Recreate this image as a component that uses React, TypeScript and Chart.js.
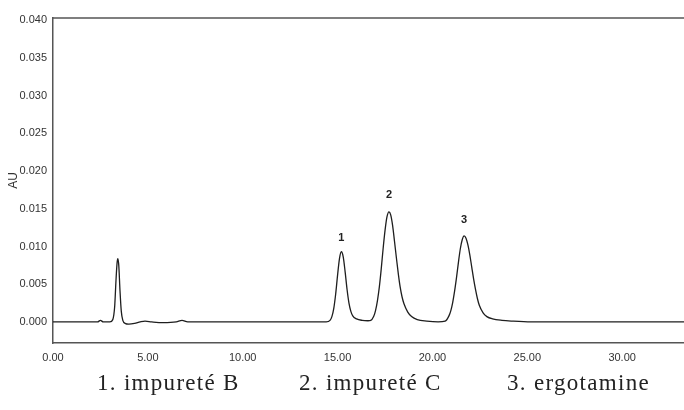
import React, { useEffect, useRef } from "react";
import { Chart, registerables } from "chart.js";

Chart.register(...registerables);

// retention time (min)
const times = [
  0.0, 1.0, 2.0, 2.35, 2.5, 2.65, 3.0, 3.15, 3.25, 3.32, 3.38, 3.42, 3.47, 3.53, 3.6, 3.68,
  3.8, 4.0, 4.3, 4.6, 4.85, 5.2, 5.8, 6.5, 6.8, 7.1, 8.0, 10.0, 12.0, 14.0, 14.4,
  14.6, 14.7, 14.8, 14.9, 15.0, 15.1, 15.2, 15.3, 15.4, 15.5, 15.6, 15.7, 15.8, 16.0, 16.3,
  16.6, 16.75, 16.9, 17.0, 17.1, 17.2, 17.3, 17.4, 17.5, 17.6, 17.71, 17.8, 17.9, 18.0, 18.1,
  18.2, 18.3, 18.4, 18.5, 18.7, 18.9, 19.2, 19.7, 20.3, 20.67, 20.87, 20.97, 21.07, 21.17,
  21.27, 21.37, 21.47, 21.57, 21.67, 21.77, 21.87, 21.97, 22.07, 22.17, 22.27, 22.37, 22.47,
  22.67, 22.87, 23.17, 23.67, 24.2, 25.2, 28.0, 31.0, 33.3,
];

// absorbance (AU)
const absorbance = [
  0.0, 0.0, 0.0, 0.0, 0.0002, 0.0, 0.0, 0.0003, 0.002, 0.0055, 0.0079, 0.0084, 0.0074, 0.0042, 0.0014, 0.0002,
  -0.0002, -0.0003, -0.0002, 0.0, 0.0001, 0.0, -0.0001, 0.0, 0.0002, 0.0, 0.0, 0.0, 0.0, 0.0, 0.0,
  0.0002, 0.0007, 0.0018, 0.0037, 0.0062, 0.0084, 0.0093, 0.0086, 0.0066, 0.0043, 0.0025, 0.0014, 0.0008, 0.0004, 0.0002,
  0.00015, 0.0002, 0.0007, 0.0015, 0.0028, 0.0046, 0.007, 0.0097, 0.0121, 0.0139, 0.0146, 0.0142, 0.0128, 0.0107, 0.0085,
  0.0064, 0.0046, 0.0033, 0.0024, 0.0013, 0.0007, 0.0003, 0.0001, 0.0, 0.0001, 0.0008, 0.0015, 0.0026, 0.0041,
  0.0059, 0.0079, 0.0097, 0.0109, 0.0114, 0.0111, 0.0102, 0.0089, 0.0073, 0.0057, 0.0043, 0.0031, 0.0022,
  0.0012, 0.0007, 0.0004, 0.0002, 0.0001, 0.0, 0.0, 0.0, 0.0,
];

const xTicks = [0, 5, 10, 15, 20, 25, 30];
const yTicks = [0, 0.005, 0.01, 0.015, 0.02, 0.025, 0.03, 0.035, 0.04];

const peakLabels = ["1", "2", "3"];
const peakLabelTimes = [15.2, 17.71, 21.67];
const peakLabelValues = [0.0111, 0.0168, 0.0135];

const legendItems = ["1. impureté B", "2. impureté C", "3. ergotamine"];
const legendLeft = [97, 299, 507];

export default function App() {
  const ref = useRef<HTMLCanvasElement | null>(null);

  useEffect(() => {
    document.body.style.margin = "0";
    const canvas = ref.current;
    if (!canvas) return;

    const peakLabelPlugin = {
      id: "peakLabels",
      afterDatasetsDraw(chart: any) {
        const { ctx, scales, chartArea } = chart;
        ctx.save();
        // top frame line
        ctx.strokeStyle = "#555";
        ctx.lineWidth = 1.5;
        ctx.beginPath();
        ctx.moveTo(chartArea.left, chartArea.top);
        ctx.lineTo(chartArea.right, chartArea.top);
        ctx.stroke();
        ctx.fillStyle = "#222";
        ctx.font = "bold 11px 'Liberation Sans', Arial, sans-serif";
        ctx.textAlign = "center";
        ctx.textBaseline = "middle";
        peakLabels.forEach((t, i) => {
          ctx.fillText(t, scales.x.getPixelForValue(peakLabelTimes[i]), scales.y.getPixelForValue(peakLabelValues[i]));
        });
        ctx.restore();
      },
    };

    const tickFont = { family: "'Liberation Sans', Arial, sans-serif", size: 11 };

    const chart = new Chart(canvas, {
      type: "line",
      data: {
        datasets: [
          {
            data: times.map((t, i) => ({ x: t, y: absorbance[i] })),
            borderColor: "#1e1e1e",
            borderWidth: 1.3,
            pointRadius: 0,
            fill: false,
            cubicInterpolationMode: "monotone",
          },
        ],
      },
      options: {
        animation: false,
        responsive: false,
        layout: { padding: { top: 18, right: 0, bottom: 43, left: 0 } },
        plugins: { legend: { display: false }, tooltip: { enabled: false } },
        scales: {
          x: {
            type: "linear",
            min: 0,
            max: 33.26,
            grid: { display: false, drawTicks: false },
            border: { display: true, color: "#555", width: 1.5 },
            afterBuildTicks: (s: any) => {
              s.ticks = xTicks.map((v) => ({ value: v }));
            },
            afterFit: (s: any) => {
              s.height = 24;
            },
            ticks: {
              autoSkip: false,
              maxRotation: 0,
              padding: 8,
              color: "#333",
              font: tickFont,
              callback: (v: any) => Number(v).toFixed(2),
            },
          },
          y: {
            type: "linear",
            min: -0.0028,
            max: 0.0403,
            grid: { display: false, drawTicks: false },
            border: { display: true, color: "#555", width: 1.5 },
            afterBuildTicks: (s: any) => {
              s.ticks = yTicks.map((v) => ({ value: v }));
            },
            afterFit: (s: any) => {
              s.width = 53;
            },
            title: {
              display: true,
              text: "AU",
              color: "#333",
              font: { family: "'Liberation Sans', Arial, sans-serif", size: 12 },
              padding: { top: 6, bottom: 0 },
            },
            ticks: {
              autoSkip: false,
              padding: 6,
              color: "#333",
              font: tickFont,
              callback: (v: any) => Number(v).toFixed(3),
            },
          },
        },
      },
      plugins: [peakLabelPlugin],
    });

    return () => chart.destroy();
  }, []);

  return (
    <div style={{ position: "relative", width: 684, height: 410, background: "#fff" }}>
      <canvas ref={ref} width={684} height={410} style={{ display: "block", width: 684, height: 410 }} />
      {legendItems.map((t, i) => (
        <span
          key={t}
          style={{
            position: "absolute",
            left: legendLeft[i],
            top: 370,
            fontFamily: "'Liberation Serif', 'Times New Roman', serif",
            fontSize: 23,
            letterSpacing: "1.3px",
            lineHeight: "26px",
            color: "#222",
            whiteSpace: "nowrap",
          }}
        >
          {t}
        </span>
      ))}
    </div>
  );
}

^^^^

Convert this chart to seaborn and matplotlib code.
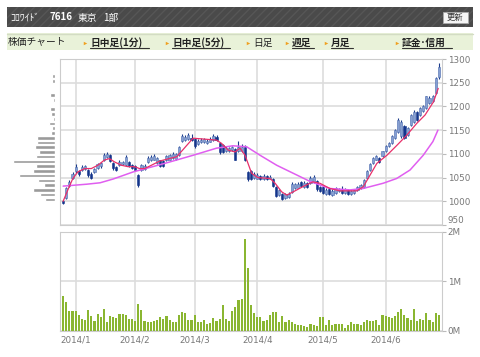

^^^^

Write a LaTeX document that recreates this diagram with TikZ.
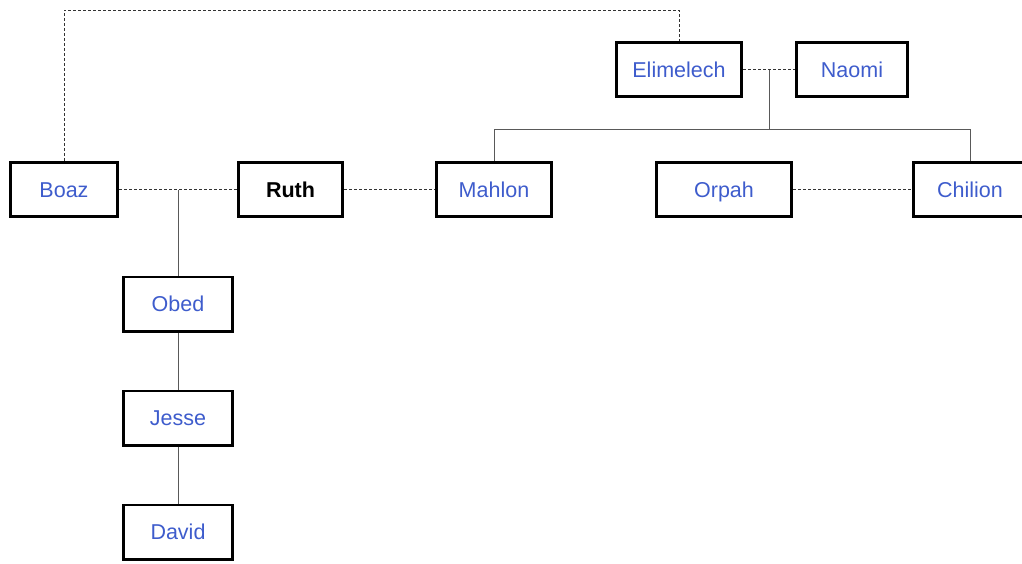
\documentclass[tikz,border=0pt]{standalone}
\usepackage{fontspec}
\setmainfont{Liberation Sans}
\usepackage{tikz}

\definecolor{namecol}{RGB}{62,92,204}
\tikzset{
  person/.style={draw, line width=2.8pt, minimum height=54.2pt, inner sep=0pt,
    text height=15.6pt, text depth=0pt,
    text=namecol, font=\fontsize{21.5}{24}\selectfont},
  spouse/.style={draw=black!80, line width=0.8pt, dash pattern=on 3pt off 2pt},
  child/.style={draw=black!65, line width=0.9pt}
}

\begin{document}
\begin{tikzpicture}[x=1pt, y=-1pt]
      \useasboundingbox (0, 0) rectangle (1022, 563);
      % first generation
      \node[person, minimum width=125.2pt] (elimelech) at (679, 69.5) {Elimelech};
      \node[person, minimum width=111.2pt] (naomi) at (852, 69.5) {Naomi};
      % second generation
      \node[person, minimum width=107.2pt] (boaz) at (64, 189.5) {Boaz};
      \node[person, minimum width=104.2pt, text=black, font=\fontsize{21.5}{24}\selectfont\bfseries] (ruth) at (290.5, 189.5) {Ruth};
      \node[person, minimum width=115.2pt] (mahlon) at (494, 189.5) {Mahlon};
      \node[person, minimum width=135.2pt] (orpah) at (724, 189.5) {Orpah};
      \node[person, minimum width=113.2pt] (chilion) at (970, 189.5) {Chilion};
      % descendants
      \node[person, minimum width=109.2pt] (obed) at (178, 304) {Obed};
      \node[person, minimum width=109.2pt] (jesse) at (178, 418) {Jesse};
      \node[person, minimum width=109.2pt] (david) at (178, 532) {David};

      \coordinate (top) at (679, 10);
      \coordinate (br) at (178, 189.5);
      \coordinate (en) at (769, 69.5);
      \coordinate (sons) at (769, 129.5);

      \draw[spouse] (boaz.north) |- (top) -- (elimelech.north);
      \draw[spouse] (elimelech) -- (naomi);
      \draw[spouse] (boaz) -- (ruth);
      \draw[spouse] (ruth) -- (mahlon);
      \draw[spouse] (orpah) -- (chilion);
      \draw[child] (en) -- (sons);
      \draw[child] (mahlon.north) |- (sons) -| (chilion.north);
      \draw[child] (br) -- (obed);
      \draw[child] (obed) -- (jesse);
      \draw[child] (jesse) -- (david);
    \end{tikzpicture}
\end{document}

^^^^

What is required: Filter the records above for lines containing the word "React", and copy those lines.

Exercise output:
Recreate this image as a component that uses React, TypeScript and Chart.js.
import React, { useEffect, useRef } from "react";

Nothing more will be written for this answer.